Andrew Bossie and J.W. Mason published a perceptive paper on the experience of that public sector role in the war-time US economy. They show that all sorts of loan guarantees, tax incentives etc were offered by the Roosevelt administration to the capitalist sector to begin with. But it soon became clear that the capitalist sector could not do the job of delivering on the war effort as they would not invest or boost capacity without profit guarantees. Direct public investment took over and government-ordered direction was imposed.
The war economy did not ‘stimulate’ the private sector, it replaced the ‘free market’ and capitalist investment for profit. To organize the war economy and to ensure that it produced the goods needed for war, the Roosevelt government spawned an array of mobilization agencies which not only often purchased goods but closely directed those goods’ manufacture and heavily influenced the operation of private companies and whole industries.
Bossie and Mason found that from 8 to 10 percent of GDP during the 1930s, federal spending rose to an average of around 40 percent of GDP from 1942 to 1945. And most significant, contract spending on goods and services accounted for 23 percent on average during the war. Currently in most capitalist economies public sector investment is about 3% of GDP, while capitalist sector investment is 15%-plus. In the war that ratio was reversed. The Biden plans would just raise the government investment ratio (over ten years) to about 4% of GDP, if fully implemented.
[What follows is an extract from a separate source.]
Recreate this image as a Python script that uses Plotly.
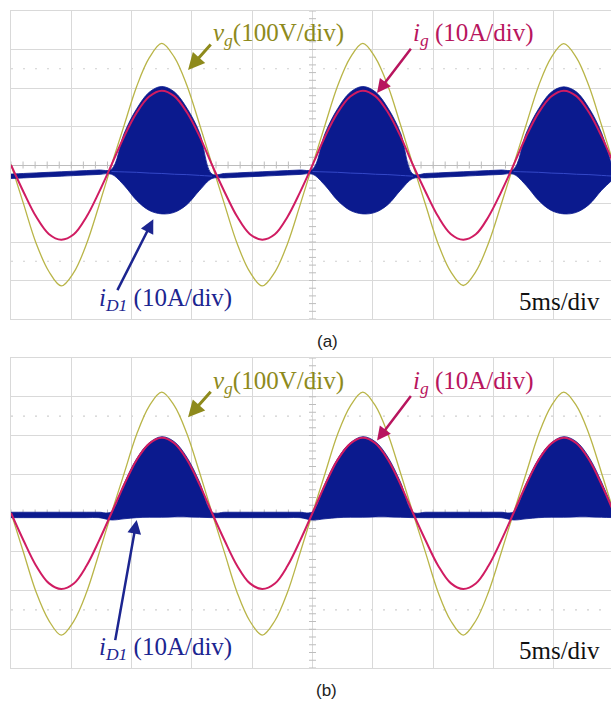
import plotly.graph_objects as go

# Sample instants (ms): 16 samples per mains period, 5 ms per horizontal division
TIME_MS = [0.00, 1.04, 2.08, 3.13, 4.17, 5.21, 6.25, 7.29, 8.33, 9.38, 10.42, 11.46,
           12.50, 13.54, 14.58, 15.63, 16.67, 17.71, 18.75, 19.79, 20.83, 21.88, 22.92, 23.96,
           25.00, 26.04, 27.08, 28.13, 29.17, 30.21, 31.25, 32.29, 33.33, 34.38, 35.42, 36.46,
           37.50, 38.54, 39.58, 40.63, 41.67, 42.71, 43.75, 44.79, 45.83, 46.88, 47.92, 48.96, 50.00]

# ---- (a) ----
VG_A = [2, -101, -203, -276, -314, -279, -206, -106,
        0, 103, 204, 278, 316, 280, 207, 106,
        1, -103, -204, -277, -314, -278, -205, -105,
        0, 104, 205, 279, 316, 279, 206, 105,
        0, -104, -205, -277, -313, -277, -204, -104,
        0, 104, 206, 279, 315, 279, 205, 104, 0]
IG_A = [0, -7.0, -13.4, -17.9, -19.4, -18.0, -13.5, -7.1,
        0, 7.4, 13.6, 17.8, 19.3, 17.9, 13.7, 7.5,
        0, -7.0, -13.4, -17.9, -19.4, -18.0, -13.5, -7.1,
        0, 7.4, 13.6, 17.8, 19.3, 17.9, 13.7, 7.5,
        0, -7.0, -13.4, -17.9, -19.4, -18.0, -13.5, -7.1,
        0, 7.4, 13.6, 17.8, 19.3, 17.9, 13.7, 7.5, 0]
ID1_HI_A = [-2.35, -2.2, -2.05, -1.9, -1.75, -1.6, -1.45, -1.3,
            -1.1, 8.2, 14.6, 18.9, 20.4, 19.0, 14.8, 8.4,
            -2.35, -2.2, -2.05, -1.9, -1.75, -1.6, -1.45, -1.3,
            -1.1, 8.2, 14.6, 18.9, 20.4, 19.0, 14.8, 8.4,
            -2.35, -2.2, -2.05, -1.9, -1.75, -1.6, -1.45, -1.3,
            -1.1, 8.2, 14.6, 18.9, 20.3, 19.0, 14.8, 8.4, -2.35]
ID1_LO_A = [-3.5, -3.35, -3.2, -3.05, -2.9, -2.75, -2.6, -2.45,
            -2.4, -5.3, -9.2, -11.8, -12.7, -12.3, -10.3, -6.6,
            -3.5, -3.35, -3.2, -3.05, -2.9, -2.75, -2.6, -2.45,
            -2.4, -5.3, -9.2, -11.8, -12.7, -12.3, -10.3, -6.6,
            -3.5, -3.35, -3.2, -3.05, -2.9, -2.75, -2.6, -2.45,
            -2.4, -5.3, -9.2, -11.8, -12.7, -12.3, -10.3, -6.6, -3.5]
ID1_MID_A = [None] * 8 + [-1.7, -1.8, -1.9, -2.1, -2.2, -2.4, -2.5, -2.7, -2.9] + \
            [None] * 7 + [-1.7, -1.8, -1.9, -2.1, -2.2, -2.4, -2.5, -2.7, -2.9] + \
            [None] * 7 + [-1.7, -1.8, -1.9, -2.1, -2.2, -2.4, -2.5, -2.7, -2.9]

# ---- (b) ----
VG_B = [1, -102, -204, -277, -315, -279, -206, -105,
        0, 102, 203, 276, 312, 277, 205, 105,
        0, -103, -205, -278, -315, -278, -205, -104,
        0, 102, 203, 276, 312, 277, 204, 104,
        0, -103, -205, -278, -315, -278, -205, -104,
        0, 102, 203, 276, 312, 277, 204, 104, 0]
IG_B = [0, -7.1, -13.6, -18.1, -19.6, -18.2, -13.7, -7.2,
        0, 7.3, 13.7, 17.9, 19.4, 18.0, 13.8, 7.4,
        0, -7.1, -13.6, -18.1, -19.6, -18.2, -13.7, -7.2,
        0, 7.3, 13.7, 17.9, 19.4, 18.0, 13.8, 7.4,
        0, -7.1, -13.6, -18.1, -19.6, -18.2, -13.7, -7.2,
        0, 7.3, 13.7, 17.9, 19.4, 18.0, 13.8, 7.4, 0]
ID1_HI_B = [0.2, 0.2, 0.2, 0.2, 0.2, 0.2, 0.2, 0.2,
            0.3, 7.6, 14.0, 18.1, 19.7, 18.4, 14.4, 8.0,
            0.2, 0.2, 0.2, 0.2, 0.2, 0.2, 0.2, 0.2,
            0.3, 7.6, 14.0, 18.1, 19.7, 18.4, 14.4, 8.0,
            0.2, 0.2, 0.2, 0.2, 0.2, 0.2, 0.2, 0.2,
            0.3, 7.6, 14.0, 18.1, 19.7, 18.4, 14.4, 8.0, 0.2]
ID1_LO_B = [-1.2, -1.2, -1.2, -1.2, -1.2, -1.2, -1.2, -1.2,
            -1.8, -1.5, -1.2, -1.1, -1.1, -1.0, -1.0, -1.1,
            -1.2, -1.2, -1.2, -1.2, -1.2, -1.2, -1.2, -1.2,
            -1.8, -1.5, -1.2, -1.1, -1.1, -1.0, -1.0, -1.1,
            -1.2, -1.2, -1.2, -1.2, -1.2, -1.2, -1.2, -1.2,
            -1.8, -1.5, -1.2, -1.1, -1.1, -1.0, -1.0, -1.1, -1.2]

# scope screen
T_SPAN = 49.75          # visible time window (ms)
V_RANGE = [-400, 400]   # 100 V/div, 8 divisions
I_RANGE = [-40, 40]     # 10 A/div, 8 divisions

NAVY = "#0b1a8e"
NAVY_LINE = "#3448c8"
CRIMSON = "#d01c62"
OLIVE = "#b9b548"
OLIVE_TXT = "#8e8a1c"
CRIMSON_TXT = "#b8155e"
NAVY_TXT = "#1c2590"
GRID = "#d9d9d9"
CENTER = "#bdbdbd"
SERIF = "Liberation Serif, Times New Roman, serif"

W, H = 611, 701
fig = go.Figure()


def panel(xa, yv, yi, vg, ig, hi, lo, mid):
    xs = "x" if xa == 1 else f"x{xa}"
    vs = "y" if yv == 1 else f"y{yv}"
    is_ = f"y{yi}"
    common = dict(mode="lines", showlegend=False, hoverinfo="skip", xaxis=xs)
    fig.add_trace(go.Scatter(x=TIME_MS, y=lo, yaxis=is_,
                             line=dict(width=0.8, color=NAVY, shape="spline"), **common))
    fig.add_trace(go.Scatter(x=TIME_MS, y=hi, yaxis=is_, fill="tonexty", fillcolor=NAVY,
                             line=dict(width=0.8, color=NAVY, shape="spline"), **common))
    if mid is not None:
        fig.add_trace(go.Scatter(x=TIME_MS, y=mid, yaxis=is_, connectgaps=False,
                                 line=dict(width=1, color=NAVY_LINE, shape="spline"), **common))
    fig.add_trace(go.Scatter(x=TIME_MS, y=ig, yaxis=is_,
                             line=dict(width=2, color=CRIMSON, shape="spline"), **common))
    fig.add_trace(go.Scatter(x=TIME_MS, y=vg, yaxis=vs,
                             line=dict(width=1.3, color=OLIVE, shape="spline"), **common))
    # minor ticks on the centre cross of the graticule
    hx = [i * 1.0 for i in range(0, 50)]
    fig.add_trace(go.Scatter(x=hx, y=[0] * len(hx), yaxis=vs, mode="markers", xaxis=xs,
                             marker=dict(symbol="line-ns", size=5, line=dict(width=1, color=CENTER)),
                             showlegend=False, hoverinfo="skip"))
    vy = [-400 + 20 * i for i in range(41)]
    fig.add_trace(go.Scatter(x=[25] * len(vy), y=vy, yaxis=vs, mode="markers", xaxis=xs,
                             marker=dict(symbol="line-ew", size=5, line=dict(width=1, color=CENTER)),
                             showlegend=False, hoverinfo="skip"))


panel(1, 1, 3, VG_A, IG_A, ID1_HI_A, ID1_LO_A, ID1_MID_A)
panel(2, 2, 4, VG_B, IG_B, ID1_HI_B, ID1_LO_B, None)

# pixel layout of the two scope screens
LEFT = 11 / W
DOM_A = [1 - 319 / H, 1 - 11 / H]
DOM_B = [1 - 668 / H, 1 - 358 / H]

xcommon = dict(range=[0, T_SPAN], dtick=5, tick0=0, showgrid=True, gridcolor=GRID, gridwidth=1,
               zeroline=False, showticklabels=False, ticks="", showline=True, mirror=True,
               linecolor=GRID, linewidth=1, fixedrange=True)
vcommon = dict(range=V_RANGE, dtick=100, tick0=0, showgrid=True, gridcolor=GRID, gridwidth=1,
               zeroline=True, zerolinecolor=CENTER, zerolinewidth=1, showticklabels=False,
               ticks="", showline=True, mirror=False, linecolor=GRID, linewidth=1, fixedrange=True)
icommon = dict(range=I_RANGE, showgrid=False, zeroline=False, showticklabels=False,
               visible=False, fixedrange=True)

fig.update_layout(
    width=W, height=H, margin=dict(l=0, r=0, t=0, b=0),
    paper_bgcolor="white", plot_bgcolor="white", showlegend=False,
    xaxis=dict(domain=[LEFT, 1], anchor="y", **xcommon),
    xaxis2=dict(domain=[LEFT, 1], anchor="y2", **xcommon),
    yaxis=dict(domain=DOM_A, anchor="x", **vcommon),
    yaxis2=dict(domain=DOM_B, anchor="x2", **vcommon),
    yaxis3=dict(domain=DOM_A, overlaying="y", anchor="x", **icommon),
    yaxis4=dict(domain=DOM_B, overlaying="y2", anchor="x2", **icommon),
)

# dotted graticule lines at +/- 2.5 div and the centre vertical line
shapes = []
for xr, yr in (("x", "y"), ("x2", "y2")):
    for yv in (250, -250):
        shapes.append(dict(type="line", xref=xr, yref=yr, x0=0, x1=T_SPAN, y0=yv, y1=yv,
                           layer="below", line=dict(color="#cfcfcf", width=1.2, dash="2px,10px")))
    shapes.append(dict(type="line", xref=xr, yref=yr, x0=25, x1=25, y0=-400, y1=400,
                       layer="below", line=dict(color=CENTER, width=1)))
fig.update_layout(shapes=shapes)

ann = []


def label(text, x, y, xr, yr, color, anchor="left"):
    ann.append(dict(text=text, x=x, y=y, xref=xr, yref=yr, xanchor=anchor, yanchor="middle",
                    showarrow=False, font=dict(family=SERIF, size=25, color=color)))


def arrow(x, y, ax, ay, xr, yr, color, width):
    ann.append(dict(text="", x=x, y=y, ax=ax, ay=ay, xref=xr, yref=yr, axref=xr, ayref=yr,
                    showarrow=True, arrowhead=2, arrowsize=1.1, arrowwidth=width,
                    arrowcolor=color))


for xr, yv, yi, off in (("x", "y", "y3", 0.0), ("x2", "y2", "y4", 0.0)):
    label("<i>v</i><sub><i>g</i></sub>(100V/div)", 16.58, 338, xr, yv, OLIVE_TXT)
    label("<i>i</i><sub><i>g</i></sub> (10A/div)", 33.17, 33.8, xr, yi, CRIMSON_TXT)
    label("<i>i</i><sub><i>D1</i></sub> (10A/div)", 7.13, -35.0, xr, yi, NAVY_TXT)
    label("5ms/div", 41.96, -355, xr, yv, "#111111")
    arrow(14.68, 247, 16.67, 317, xr, yv, OLIVE_TXT, 3)
    arrow(30.35, 18.7, 33.25, 30.6, xr, yi, CRIMSON_TXT, 2.5)

arrow(11.8, -14.1, 8.76, -32.9, "x", "y3", NAVY_TXT, 2.5)
arrow(10.42, -1.8, 8.62, -33.2, "x2", "y4", NAVY_TXT, 2.5)

ann.append(dict(text="(a)", x=327 / W, y=1 - 341 / H, xref="paper", yref="paper",
                xanchor="center", yanchor="middle", showarrow=False,
                font=dict(family="Liberation Sans, Arial, sans-serif", size=17, color="#222222")))
ann.append(dict(text="(b)", x=326 / W, y=1 - 690 / H, xref="paper", yref="paper",
                xanchor="center", yanchor="middle", showarrow=False,
                font=dict(family="Liberation Sans, Arial, sans-serif", size=17, color="#222222")))
fig.update_layout(annotations=ann)

fig.write_html("out.html")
Bossie and Mason conclude that: “the more—and faster—the economy needs to change, the more planning it needs. More than at any other period in US history, the wartime economy was a planned economy. The massive, rapid shift from civilian to military production required far more conscious direction than the normal process of economic growth. “
What the story of the Great Depression and the war showed was that, once capitalism is in the depth of a long depression, there must be deep destruction of all that capitalism had accumulated in previous decades before a new era of expansion becomes possible. There is no policy that can avoid that and preserve the capitalist sector. If that does not happen this time, then the Long Depression that the world capitalist economy has suffered since the Great Recession could enter another decade.